:: Short task ::
What is the number of lines in the data holding the word "this"? Give that number by itself.

:: Rows ::
-- BEGIN --

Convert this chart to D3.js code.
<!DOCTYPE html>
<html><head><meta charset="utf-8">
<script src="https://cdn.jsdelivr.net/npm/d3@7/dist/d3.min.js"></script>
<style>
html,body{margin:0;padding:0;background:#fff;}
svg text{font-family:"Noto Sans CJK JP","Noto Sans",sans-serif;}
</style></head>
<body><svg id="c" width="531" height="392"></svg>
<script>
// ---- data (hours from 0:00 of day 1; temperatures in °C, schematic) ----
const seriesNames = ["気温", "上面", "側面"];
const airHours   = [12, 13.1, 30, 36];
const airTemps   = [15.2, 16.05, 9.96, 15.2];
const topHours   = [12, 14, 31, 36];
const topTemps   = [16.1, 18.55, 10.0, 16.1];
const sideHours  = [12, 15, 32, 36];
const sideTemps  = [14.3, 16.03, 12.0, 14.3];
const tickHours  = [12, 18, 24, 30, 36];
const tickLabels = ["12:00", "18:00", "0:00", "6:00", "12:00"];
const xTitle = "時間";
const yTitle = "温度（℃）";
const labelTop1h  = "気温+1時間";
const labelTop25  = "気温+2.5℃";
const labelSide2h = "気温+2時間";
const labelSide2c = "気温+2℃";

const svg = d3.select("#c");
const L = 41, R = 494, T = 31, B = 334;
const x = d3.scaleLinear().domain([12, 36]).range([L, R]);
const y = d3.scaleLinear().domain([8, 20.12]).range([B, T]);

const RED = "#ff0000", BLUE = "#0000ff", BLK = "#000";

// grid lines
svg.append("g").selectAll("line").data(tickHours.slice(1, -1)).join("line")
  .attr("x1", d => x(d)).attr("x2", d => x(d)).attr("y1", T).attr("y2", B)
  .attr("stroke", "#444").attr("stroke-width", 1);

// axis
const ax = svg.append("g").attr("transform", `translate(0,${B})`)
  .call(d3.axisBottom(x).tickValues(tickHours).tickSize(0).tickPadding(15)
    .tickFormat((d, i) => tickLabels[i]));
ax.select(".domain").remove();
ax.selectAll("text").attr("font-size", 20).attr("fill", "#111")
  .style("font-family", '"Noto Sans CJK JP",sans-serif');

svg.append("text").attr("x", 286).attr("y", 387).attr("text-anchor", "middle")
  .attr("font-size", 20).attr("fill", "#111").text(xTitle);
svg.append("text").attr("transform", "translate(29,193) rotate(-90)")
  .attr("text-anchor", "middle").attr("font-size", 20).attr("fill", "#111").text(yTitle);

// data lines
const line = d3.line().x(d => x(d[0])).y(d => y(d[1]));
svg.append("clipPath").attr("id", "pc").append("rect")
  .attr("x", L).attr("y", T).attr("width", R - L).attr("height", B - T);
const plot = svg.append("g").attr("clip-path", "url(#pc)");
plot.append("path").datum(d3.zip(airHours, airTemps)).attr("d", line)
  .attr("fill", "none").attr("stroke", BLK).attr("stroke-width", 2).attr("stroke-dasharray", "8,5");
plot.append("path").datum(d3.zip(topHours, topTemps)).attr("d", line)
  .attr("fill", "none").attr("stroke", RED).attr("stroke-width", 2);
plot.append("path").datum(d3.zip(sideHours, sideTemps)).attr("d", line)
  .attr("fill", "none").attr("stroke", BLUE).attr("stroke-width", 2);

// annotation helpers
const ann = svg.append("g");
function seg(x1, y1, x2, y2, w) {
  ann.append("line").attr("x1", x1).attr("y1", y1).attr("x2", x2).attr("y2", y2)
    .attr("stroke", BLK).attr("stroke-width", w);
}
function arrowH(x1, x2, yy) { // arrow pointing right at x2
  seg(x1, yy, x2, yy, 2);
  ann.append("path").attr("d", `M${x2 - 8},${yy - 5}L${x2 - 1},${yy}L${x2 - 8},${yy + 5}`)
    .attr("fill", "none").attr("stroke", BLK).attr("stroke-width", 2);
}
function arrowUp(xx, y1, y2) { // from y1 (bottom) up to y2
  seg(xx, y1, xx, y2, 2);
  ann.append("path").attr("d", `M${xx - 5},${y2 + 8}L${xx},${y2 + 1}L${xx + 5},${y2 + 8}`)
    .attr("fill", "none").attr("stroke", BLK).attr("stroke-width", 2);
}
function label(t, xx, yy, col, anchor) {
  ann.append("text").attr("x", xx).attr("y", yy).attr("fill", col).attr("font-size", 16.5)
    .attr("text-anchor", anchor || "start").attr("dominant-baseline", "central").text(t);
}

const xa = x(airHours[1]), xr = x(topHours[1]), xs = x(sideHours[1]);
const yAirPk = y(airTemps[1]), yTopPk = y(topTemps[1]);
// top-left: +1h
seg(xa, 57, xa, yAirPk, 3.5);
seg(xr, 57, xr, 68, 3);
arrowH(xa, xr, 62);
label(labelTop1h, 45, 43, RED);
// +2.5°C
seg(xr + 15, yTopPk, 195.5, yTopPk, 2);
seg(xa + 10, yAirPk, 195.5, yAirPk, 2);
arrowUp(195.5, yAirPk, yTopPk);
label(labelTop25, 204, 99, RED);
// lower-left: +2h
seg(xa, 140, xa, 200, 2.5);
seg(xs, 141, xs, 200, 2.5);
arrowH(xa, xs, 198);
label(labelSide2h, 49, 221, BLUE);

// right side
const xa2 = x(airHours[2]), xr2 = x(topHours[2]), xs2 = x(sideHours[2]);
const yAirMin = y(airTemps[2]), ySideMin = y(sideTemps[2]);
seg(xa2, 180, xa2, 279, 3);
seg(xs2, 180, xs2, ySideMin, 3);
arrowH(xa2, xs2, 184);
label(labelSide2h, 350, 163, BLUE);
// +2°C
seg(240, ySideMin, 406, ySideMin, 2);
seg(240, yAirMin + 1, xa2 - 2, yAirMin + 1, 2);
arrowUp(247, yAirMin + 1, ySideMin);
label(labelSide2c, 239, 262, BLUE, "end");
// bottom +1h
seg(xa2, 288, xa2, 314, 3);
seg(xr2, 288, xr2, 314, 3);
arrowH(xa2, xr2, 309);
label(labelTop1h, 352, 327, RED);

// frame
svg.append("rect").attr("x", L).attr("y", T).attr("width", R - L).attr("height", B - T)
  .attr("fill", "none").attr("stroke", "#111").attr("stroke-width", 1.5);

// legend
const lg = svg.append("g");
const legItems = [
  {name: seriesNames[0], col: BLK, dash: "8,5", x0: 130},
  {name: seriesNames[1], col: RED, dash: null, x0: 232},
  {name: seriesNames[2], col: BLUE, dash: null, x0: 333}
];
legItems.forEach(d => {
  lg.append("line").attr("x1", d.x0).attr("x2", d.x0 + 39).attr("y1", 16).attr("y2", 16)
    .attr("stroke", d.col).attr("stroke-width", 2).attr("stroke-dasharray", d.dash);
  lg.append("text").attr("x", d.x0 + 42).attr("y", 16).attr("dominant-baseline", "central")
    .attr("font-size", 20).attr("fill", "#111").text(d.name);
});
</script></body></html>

-- END --
-- BEGIN --

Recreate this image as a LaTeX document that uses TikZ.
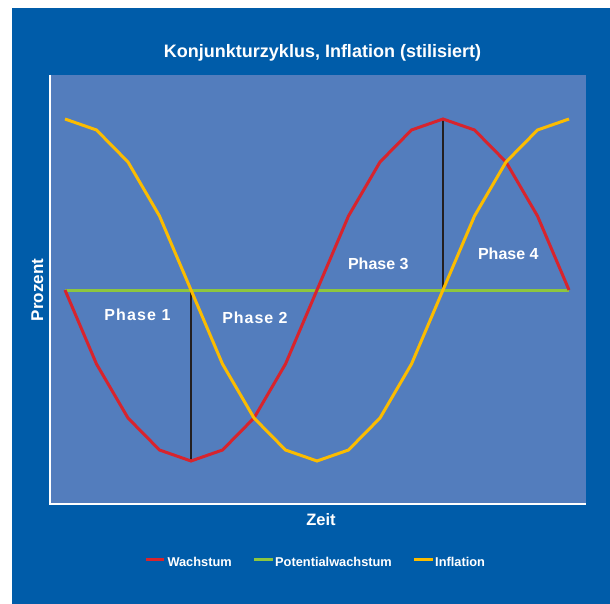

-- END --

:: Finished exercise ::
2